Begin INFORMATION PROVIDED
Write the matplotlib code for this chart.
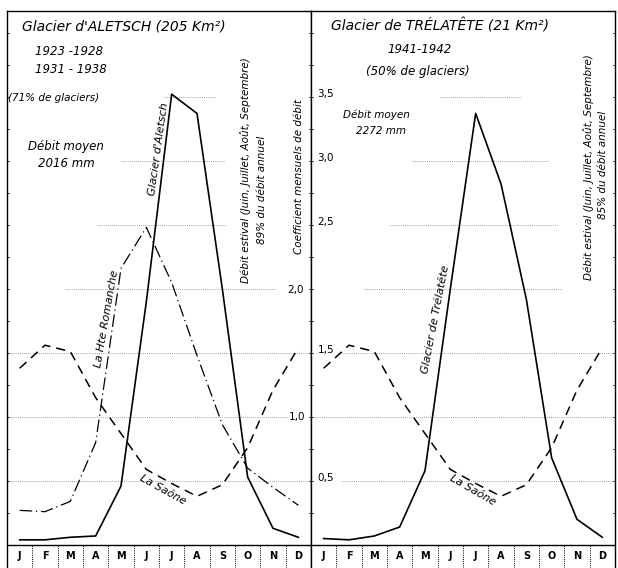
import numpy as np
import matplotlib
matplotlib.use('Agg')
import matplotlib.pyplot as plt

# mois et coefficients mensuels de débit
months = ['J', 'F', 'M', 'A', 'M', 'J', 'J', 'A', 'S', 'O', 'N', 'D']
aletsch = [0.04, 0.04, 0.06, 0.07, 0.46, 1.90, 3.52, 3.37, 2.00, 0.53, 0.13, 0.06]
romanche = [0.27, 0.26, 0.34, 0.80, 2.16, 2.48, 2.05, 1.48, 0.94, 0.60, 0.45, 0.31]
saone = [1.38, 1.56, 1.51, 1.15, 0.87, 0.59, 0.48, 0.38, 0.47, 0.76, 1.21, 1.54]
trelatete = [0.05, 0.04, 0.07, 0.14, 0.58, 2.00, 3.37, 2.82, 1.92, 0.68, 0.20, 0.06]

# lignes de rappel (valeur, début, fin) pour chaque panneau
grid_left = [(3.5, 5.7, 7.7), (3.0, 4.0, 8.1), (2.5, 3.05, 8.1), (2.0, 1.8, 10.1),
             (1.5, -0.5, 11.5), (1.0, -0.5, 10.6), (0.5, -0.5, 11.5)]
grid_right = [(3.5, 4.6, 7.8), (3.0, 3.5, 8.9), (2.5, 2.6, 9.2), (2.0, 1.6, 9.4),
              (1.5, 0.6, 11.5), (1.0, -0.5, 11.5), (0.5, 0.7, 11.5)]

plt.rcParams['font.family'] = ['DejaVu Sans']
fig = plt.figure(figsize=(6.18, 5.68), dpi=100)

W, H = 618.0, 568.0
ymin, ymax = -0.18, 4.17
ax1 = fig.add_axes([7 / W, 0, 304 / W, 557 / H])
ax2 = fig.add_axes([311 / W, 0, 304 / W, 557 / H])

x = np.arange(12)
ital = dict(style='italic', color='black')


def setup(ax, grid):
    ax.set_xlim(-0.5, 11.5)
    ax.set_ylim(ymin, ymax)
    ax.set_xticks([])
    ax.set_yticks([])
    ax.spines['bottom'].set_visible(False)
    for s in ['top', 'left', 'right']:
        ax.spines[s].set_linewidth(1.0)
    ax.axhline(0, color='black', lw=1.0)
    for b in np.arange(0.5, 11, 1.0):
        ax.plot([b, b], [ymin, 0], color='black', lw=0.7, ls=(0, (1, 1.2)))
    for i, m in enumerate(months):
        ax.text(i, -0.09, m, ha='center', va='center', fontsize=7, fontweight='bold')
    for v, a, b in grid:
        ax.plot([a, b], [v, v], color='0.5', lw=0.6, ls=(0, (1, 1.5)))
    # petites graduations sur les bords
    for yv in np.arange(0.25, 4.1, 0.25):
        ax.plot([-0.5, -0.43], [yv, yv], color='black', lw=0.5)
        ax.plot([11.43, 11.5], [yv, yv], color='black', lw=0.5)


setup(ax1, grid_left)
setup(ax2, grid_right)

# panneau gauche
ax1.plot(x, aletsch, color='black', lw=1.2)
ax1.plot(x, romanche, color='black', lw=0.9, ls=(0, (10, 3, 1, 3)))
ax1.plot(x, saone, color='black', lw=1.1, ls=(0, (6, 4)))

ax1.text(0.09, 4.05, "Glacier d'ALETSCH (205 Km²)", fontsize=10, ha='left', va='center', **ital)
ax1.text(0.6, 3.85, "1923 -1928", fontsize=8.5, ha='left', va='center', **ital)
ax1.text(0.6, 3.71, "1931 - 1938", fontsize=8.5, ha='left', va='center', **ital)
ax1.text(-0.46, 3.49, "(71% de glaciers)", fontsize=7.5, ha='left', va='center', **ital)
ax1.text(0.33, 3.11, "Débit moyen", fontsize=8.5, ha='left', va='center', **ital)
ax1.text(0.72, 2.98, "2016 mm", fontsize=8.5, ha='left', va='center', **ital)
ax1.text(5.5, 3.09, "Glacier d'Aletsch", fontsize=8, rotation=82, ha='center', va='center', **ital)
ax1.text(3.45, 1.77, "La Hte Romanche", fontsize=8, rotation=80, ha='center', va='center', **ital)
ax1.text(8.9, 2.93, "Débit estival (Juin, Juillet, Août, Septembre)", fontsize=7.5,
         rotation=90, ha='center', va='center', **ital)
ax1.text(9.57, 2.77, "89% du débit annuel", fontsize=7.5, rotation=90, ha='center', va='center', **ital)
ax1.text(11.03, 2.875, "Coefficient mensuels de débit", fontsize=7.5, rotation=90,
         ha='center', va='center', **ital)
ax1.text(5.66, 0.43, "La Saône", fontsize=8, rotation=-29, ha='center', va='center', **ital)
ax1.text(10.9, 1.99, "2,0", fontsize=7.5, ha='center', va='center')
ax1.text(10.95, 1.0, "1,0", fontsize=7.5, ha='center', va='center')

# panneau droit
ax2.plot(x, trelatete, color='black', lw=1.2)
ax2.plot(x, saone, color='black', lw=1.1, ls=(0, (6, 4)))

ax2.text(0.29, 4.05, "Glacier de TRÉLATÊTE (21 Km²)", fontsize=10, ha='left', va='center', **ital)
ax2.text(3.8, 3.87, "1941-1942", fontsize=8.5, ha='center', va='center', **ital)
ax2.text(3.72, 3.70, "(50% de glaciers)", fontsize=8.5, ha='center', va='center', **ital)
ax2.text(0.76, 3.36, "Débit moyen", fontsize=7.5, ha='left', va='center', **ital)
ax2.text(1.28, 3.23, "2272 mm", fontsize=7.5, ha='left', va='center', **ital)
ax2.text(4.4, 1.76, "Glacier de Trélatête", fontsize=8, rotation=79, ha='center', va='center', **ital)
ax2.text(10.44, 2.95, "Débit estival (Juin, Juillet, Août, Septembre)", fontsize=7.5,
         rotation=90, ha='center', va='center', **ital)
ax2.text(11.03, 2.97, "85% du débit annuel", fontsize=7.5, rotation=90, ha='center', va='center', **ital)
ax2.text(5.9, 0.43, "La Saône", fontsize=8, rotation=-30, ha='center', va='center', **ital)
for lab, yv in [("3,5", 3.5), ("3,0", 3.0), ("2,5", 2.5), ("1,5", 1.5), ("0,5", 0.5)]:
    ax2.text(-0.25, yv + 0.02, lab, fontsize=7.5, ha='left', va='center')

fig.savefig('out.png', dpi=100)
End INFORMATION PROVIDED
Repeat the listing above up to and including the line with "import matplotlib.pyplot as plt", starting from its first line. Drop any pictures.

> [TASK RESPONSE]:
Write the matplotlib code for this chart.
import numpy as np
import matplotlib
matplotlib.use('Agg')
import matplotlib.pyplot as plt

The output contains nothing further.